1865年5月6日、ニュージャージー州のリバーエッジに生まれ、鉄工所勤務を経て蒸気船エンジニアを経験、初期の潜水艦の研究にも携わった。



彼が率いるフロント・ドライブ・モーター社は第一次大戦中から自主的に自走高射砲や戦車の開発を始めており、後に高速戦車の研究開発で知られることとなる。






クリスティー式戦車



M1910から始まるクリスティー式戦車は、航空機用水冷発動機をもとにしたリバティーエンジンの馬力の大きさと相まって、M1928で(非武装の状態で)装輪111.4km/h、装軌68.5km/hという当時の戦車としては圧倒的な速度性能を発揮した。



それまで無関心であった米陸軍もこれには興味を示し少数を採用したが、より大きな興味を示したのはソ連とイギリスであった(ポーランドも興味を示し購入を検討したが、入手に至っていない)。




1931年に、M1928の砲塔の無いデモ車であるM1940(M1931の砲塔の無い試作型であるM1930と呼ぶ資料もあるなど、名称に諸説あり)を二輌購入したソ連軍は試験を重ねて改良、リバティーの国産版であるM-5エンジンを搭載したBT戦車シリーズを生み出す。



また、英軍も輸入を試みたが「軍事機密」として米政府の今更な横槍が入り、農業用トラクターとして輸出申請したり、部品レベルにまで解体して偽装、ようやく入手できた。




その後の研究開発により、A-13(Mk.III巡航戦車)からクリスティー式サスペンションを採用している。





クリスティーは後に、ソ連に強力な戦車を作らせるきっかけとなった技術を売却してしまったことを後悔していると語っている。





M1928から採用された新式の懸架装置である「クリスティー式サスペンション」は、大型の接地転輪の一つ一つを、二重構造の車体側面に収納したコイルスプリングで独立懸架させたものである。
(後のソ連の試作軽戦車・T-25や、アメリカの試作駆逐戦車・T49やT67では車台側面が二重構造ではなく、スプリングがむき出しになっているため、構造がわかり易い。)






ストロークが大きく従来のボギー型のリーフスプリング式に比べ路外機動性に優れ、また最後部の接地転輪と起動輪が、内蔵されたチェーンで繋がり駆動することで、履帯を外している際は路上での高速走行が可能な装輪装甲車となった。




装軌走行中は操縦手の左右のブレーキレバーにより、また装輪走行中はステアリングハンドルを取り付け、先頭の接地転輪を左右に振ることで方向転換を行った。




従って装軌走行中に片方の履帯が切断された場合は、左右で操行の手段が異なる状態となるため、まともに走行することができなくなる。
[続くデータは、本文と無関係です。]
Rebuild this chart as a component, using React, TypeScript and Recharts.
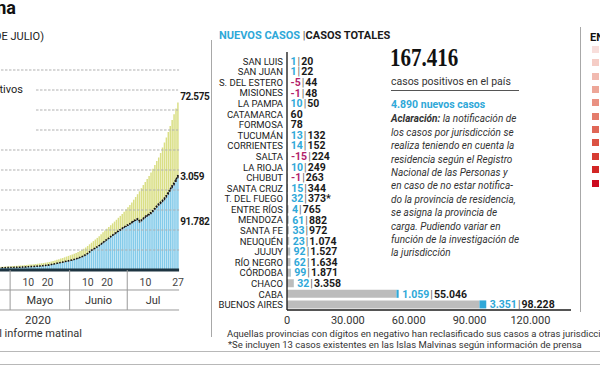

走行方式の切り替えは一見便利であったが、履帯を付けたり外したりする手間がかかりすぎ不便であり、量産・実戦投入された戦車としてはBT-2、BT-5、BT-7で採用されたに止まり、続くT-34シリーズや英軍の巡航戦車ではクリスティー式であっても装輪走行はできなくなっている。




また、既に大戦前にソ連軍の他の戦車で採用されていたトーションバー式サスペンションの方が路外での機動性や乗り心地により優れており、戦後に開発された量産型戦車でクリスティー式の足回りを持つ物は(英軍のアヴェンジャーやチャリオティア等、大戦中に開発された戦車のシャーシを流用したもの以外には)採用されていない。





なお、上部支持転輪が無く大型接地転輪を持つ戦車を全てクリスティー式と誤解する人も多い。



例えば上部支持転輪の無いT-43、T-44、T-54/55、T-62はクリスティー式ではなくトーションバー式であり、逆に上部支持転輪のある英軍のコメット巡航戦車はクリスティー式である。



両者は車体側面のコイルスプリングを使っているか、床下のトーションバースプリングを使っているかで区別される。